What to produce: Images embedded in the records are excluded; print everything else exactly as given.

Figure scripts
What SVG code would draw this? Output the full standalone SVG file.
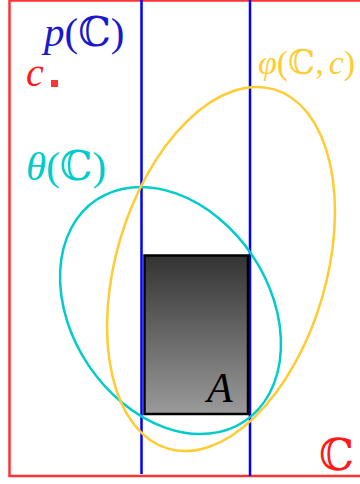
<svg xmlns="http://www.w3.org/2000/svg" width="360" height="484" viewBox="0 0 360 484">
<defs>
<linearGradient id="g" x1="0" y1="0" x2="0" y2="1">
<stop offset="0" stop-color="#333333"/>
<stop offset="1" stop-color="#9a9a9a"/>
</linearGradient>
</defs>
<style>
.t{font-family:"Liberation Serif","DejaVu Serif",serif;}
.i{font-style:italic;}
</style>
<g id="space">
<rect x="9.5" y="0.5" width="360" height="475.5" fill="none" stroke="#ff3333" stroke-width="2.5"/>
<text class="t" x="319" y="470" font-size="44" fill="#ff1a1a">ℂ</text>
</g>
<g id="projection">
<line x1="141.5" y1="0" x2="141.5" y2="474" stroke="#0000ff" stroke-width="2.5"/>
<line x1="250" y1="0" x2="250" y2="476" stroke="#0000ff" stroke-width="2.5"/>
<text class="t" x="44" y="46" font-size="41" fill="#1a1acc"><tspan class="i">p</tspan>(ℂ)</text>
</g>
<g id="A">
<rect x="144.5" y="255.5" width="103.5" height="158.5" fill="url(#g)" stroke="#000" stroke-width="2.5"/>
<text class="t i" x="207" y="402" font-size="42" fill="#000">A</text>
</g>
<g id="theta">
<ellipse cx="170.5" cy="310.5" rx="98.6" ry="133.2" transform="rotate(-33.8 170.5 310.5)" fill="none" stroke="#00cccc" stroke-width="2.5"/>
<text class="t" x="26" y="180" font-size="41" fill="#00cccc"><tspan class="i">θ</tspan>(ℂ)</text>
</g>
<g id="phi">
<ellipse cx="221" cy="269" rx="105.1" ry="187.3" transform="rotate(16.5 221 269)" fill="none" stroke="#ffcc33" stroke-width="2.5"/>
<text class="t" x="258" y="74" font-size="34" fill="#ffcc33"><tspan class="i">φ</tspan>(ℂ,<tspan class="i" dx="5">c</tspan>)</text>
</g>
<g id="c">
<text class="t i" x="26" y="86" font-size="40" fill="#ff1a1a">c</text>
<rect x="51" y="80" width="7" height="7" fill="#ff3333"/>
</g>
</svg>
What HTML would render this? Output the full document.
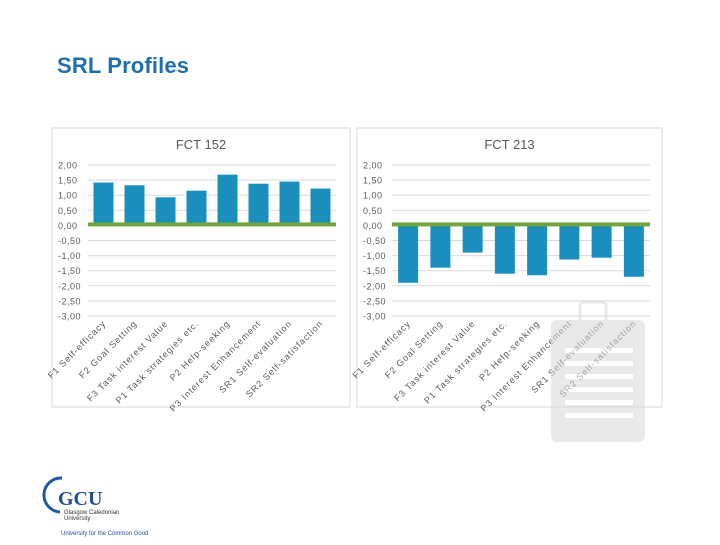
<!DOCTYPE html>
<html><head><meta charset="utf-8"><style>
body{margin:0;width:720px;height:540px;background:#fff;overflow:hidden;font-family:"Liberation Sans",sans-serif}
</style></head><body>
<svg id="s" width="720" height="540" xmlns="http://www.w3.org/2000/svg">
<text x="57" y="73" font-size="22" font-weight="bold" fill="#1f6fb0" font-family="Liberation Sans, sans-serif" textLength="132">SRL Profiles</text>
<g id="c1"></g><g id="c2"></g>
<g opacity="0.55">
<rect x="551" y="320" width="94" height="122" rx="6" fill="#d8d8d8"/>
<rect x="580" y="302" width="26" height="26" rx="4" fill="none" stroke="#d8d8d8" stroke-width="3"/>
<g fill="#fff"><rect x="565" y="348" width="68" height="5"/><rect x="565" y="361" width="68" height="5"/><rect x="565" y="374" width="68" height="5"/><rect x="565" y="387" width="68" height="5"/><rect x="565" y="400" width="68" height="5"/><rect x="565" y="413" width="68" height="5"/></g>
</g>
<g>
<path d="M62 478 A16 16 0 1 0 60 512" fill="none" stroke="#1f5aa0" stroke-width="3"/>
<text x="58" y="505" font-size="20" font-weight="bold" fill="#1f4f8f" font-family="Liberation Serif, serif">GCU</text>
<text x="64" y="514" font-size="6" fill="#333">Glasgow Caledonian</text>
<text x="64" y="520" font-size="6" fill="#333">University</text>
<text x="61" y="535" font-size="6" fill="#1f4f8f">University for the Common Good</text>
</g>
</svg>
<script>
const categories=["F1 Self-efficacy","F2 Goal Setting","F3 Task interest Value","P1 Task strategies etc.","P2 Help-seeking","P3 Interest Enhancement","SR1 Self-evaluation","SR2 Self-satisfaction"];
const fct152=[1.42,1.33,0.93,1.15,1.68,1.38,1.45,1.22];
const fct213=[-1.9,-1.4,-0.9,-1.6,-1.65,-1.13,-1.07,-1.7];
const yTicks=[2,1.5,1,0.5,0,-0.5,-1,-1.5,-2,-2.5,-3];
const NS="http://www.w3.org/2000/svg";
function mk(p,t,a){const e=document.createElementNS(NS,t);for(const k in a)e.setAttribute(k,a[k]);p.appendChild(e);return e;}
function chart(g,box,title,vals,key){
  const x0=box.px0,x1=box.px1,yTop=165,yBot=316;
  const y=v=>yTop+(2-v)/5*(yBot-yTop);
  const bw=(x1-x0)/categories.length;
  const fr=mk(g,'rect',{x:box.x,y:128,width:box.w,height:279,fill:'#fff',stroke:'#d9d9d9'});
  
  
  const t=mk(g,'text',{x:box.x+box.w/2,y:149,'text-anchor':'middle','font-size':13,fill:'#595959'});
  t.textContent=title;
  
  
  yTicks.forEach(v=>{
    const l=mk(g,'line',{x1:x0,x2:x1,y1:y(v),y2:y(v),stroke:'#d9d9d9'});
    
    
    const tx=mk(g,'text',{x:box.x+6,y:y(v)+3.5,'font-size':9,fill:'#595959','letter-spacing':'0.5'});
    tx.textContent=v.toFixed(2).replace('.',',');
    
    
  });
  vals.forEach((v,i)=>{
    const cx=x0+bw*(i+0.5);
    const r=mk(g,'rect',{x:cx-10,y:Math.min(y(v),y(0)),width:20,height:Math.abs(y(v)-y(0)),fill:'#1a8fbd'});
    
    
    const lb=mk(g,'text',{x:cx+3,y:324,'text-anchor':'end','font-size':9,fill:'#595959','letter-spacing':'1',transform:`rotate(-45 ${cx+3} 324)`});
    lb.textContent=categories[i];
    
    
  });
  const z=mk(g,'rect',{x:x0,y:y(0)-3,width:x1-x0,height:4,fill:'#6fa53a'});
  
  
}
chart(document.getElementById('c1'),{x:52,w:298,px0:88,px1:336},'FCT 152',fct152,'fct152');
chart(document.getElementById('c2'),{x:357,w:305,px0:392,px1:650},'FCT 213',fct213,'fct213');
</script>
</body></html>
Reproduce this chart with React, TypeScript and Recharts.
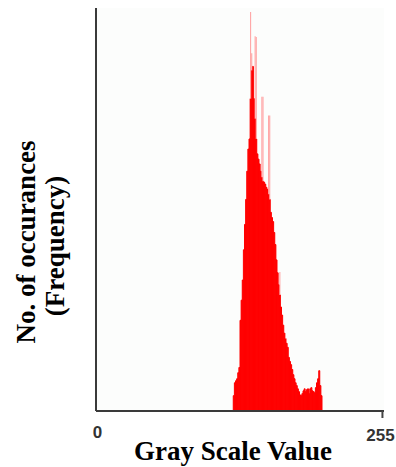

Exercise solution:
What SVG code would draw this? Output the full standalone SVG file.
<svg xmlns="http://www.w3.org/2000/svg" width="360" height="484" viewBox="0 0 360 484">
<defs>
<linearGradient id="g" x1="0" y1="0" x2="0" y2="1">
<stop offset="0" stop-color="#333333"/>
<stop offset="1" stop-color="#9a9a9a"/>
</linearGradient>
</defs>
<style>
.t{font-family:"Liberation Serif","DejaVu Serif",serif;}
.i{font-style:italic;}
</style>
<g id="space">
<rect x="9.5" y="0.5" width="360" height="475.5" fill="none" stroke="#ff3333" stroke-width="2.5"/>
<text class="t" x="319" y="470" font-size="44" fill="#ff1a1a">ℂ</text>
</g>
<g id="projection">
<line x1="141.5" y1="0" x2="141.5" y2="474" stroke="#0000ff" stroke-width="2.5"/>
<line x1="250" y1="0" x2="250" y2="476" stroke="#0000ff" stroke-width="2.5"/>
<text class="t" x="44" y="46" font-size="41" fill="#1a1acc"><tspan class="i">p</tspan>(ℂ)</text>
</g>
<g id="A">
<rect x="144.5" y="255.5" width="103.5" height="158.5" fill="url(#g)" stroke="#000" stroke-width="2.5"/>
<text class="t i" x="207" y="402" font-size="42" fill="#000">A</text>
</g>
<g id="theta">
<ellipse cx="170.5" cy="310.5" rx="98.6" ry="133.2" transform="rotate(-33.8 170.5 310.5)" fill="none" stroke="#00cccc" stroke-width="2.5"/>
<text class="t" x="26" y="180" font-size="41" fill="#00cccc"><tspan class="i">θ</tspan>(ℂ)</text>
</g>
<g id="phi">
<ellipse cx="221" cy="269" rx="105.1" ry="187.3" transform="rotate(16.5 221 269)" fill="none" stroke="#ffcc33" stroke-width="2.5"/>
<text class="t" x="258" y="74" font-size="34" fill="#ffcc33"><tspan class="i">φ</tspan>(ℂ,<tspan class="i" dx="5">c</tspan>)</text>
</g>
<g id="c">
<text class="t i" x="26" y="86" font-size="40" fill="#ff1a1a">c</text>
<rect x="51" y="80" width="7" height="7" fill="#ff3333"/>
</g>
</svg>
What HTML would render this? Output the full document.
<!DOCTYPE html>
<html><head><meta charset="utf-8"><style>
body{margin:0;width:720px;height:540px;background:#fff;overflow:hidden;font-family:"Liberation Sans",sans-serif}
</style></head><body>
<svg id="s" width="720" height="540" xmlns="http://www.w3.org/2000/svg">
<text x="57" y="73" font-size="22" font-weight="bold" fill="#1f6fb0" font-family="Liberation Sans, sans-serif" textLength="132">SRL Profiles</text>
<g id="c1"></g><g id="c2"></g>
<g opacity="0.55">
<rect x="551" y="320" width="94" height="122" rx="6" fill="#d8d8d8"/>
<rect x="580" y="302" width="26" height="26" rx="4" fill="none" stroke="#d8d8d8" stroke-width="3"/>
<g fill="#fff"><rect x="565" y="348" width="68" height="5"/><rect x="565" y="361" width="68" height="5"/><rect x="565" y="374" width="68" height="5"/><rect x="565" y="387" width="68" height="5"/><rect x="565" y="400" width="68" height="5"/><rect x="565" y="413" width="68" height="5"/></g>
</g>
<g>
<path d="M62 478 A16 16 0 1 0 60 512" fill="none" stroke="#1f5aa0" stroke-width="3"/>
<text x="58" y="505" font-size="20" font-weight="bold" fill="#1f4f8f" font-family="Liberation Serif, serif">GCU</text>
<text x="64" y="514" font-size="6" fill="#333">Glasgow Caledonian</text>
<text x="64" y="520" font-size="6" fill="#333">University</text>
<text x="61" y="535" font-size="6" fill="#1f4f8f">University for the Common Good</text>
</g>
</svg>
<script>
const categories=["F1 Self-efficacy","F2 Goal Setting","F3 Task interest Value","P1 Task strategies etc.","P2 Help-seeking","P3 Interest Enhancement","SR1 Self-evaluation","SR2 Self-satisfaction"];
const fct152=[1.42,1.33,0.93,1.15,1.68,1.38,1.45,1.22];
const fct213=[-1.9,-1.4,-0.9,-1.6,-1.65,-1.13,-1.07,-1.7];
const yTicks=[2,1.5,1,0.5,0,-0.5,-1,-1.5,-2,-2.5,-3];
const NS="http://www.w3.org/2000/svg";
function mk(p,t,a){const e=document.createElementNS(NS,t);for(const k in a)e.setAttribute(k,a[k]);p.appendChild(e);return e;}
function chart(g,box,title,vals,key){
  const x0=box.px0,x1=box.px1,yTop=165,yBot=316;
  const y=v=>yTop+(2-v)/5*(yBot-yTop);
  const bw=(x1-x0)/categories.length;
  const fr=mk(g,'rect',{x:box.x,y:128,width:box.w,height:279,fill:'#fff',stroke:'#d9d9d9'});
  
  
  const t=mk(g,'text',{x:box.x+box.w/2,y:149,'text-anchor':'middle','font-size':13,fill:'#595959'});
  t.textContent=title;
  
  
  yTicks.forEach(v=>{
    const l=mk(g,'line',{x1:x0,x2:x1,y1:y(v),y2:y(v),stroke:'#d9d9d9'});
    
    
    const tx=mk(g,'text',{x:box.x+6,y:y(v)+3.5,'font-size':9,fill:'#595959','letter-spacing':'0.5'});
    tx.textContent=v.toFixed(2).replace('.',',');
    
    
  });
  vals.forEach((v,i)=>{
    const cx=x0+bw*(i+0.5);
    const r=mk(g,'rect',{x:cx-10,y:Math.min(y(v),y(0)),width:20,height:Math.abs(y(v)-y(0)),fill:'#1a8fbd'});
    
    
    const lb=mk(g,'text',{x:cx+3,y:324,'text-anchor':'end','font-size':9,fill:'#595959','letter-spacing':'1',transform:`rotate(-45 ${cx+3} 324)`});
    lb.textContent=categories[i];
    
    
  });
  const z=mk(g,'rect',{x:x0,y:y(0)-3,width:x1-x0,height:4,fill:'#6fa53a'});
  
  
}
chart(document.getElementById('c1'),{x:52,w:298,px0:88,px1:336},'FCT 152',fct152,'fct152');
chart(document.getElementById('c2'),{x:357,w:305,px0:392,px1:650},'FCT 213',fct213,'fct213');
</script>
</body></html>
Reproduce this chart with React, TypeScript and Recharts.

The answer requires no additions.